Il me parait impossible de résoudre le problème dont les termes viennent d’être posés, si l’on ne donne pas un sens plus large et plus profond à la loi d’association que les psychologues appellent aujourd’hui la loi de similarité, c’est à cette condition seulement qu’on peut arriver à montrer que l’inférence de la perception s’explique par les lois de l’association. Nous sommes obligés de commencer ici une digression, mais nous la ferons aussi courte que possible.

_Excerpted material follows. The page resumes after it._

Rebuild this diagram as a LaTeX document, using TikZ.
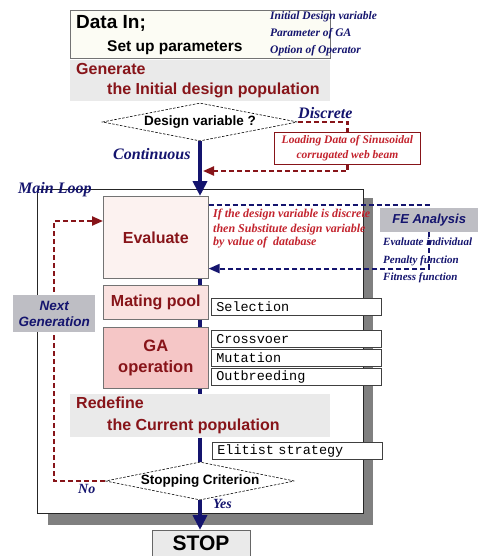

La loi de la similarité est énoncée ainsi par M. Bain : « Les actions, les sensations, pensées ou émotions tendent à raviver celles qui leur ressemblent parmi les impressions ou états antérieurs. » Cette formule a été généralement acceptée comme exacte ; je crois cependant qu’elle est incomplète sur un point des plus importants. Elle n’exprime que l’action reproductrice de la ressemblance, vérité banale qui nous est connue depuis Aristote, tandis qu’elle ne tient aucun compte de la propriété caractéristique qui fait jouer à la ressemblance un rôle fondamental dans les raisonnements et dans tous les procédés de recherche scientifique. Cette propriété, c’est la fusion. Lorsque deux ou plusieurs états de conscience semblables se présentent simultanément ou successivement dans notre esprit, ils se fondent ensemble et ne forment qu’un seul état. Si les deux états de conscience sont exactement semblables, la fusion est totale ; par exemple, quand plusieurs sons identiques nous affectent simultanément, nous ne percevons qu’une seule sensation ; chaque son se fusionne avec ses semblables, en perdant son individualité. Si les

  1. Principes de psychologie, t.  II, p. 98.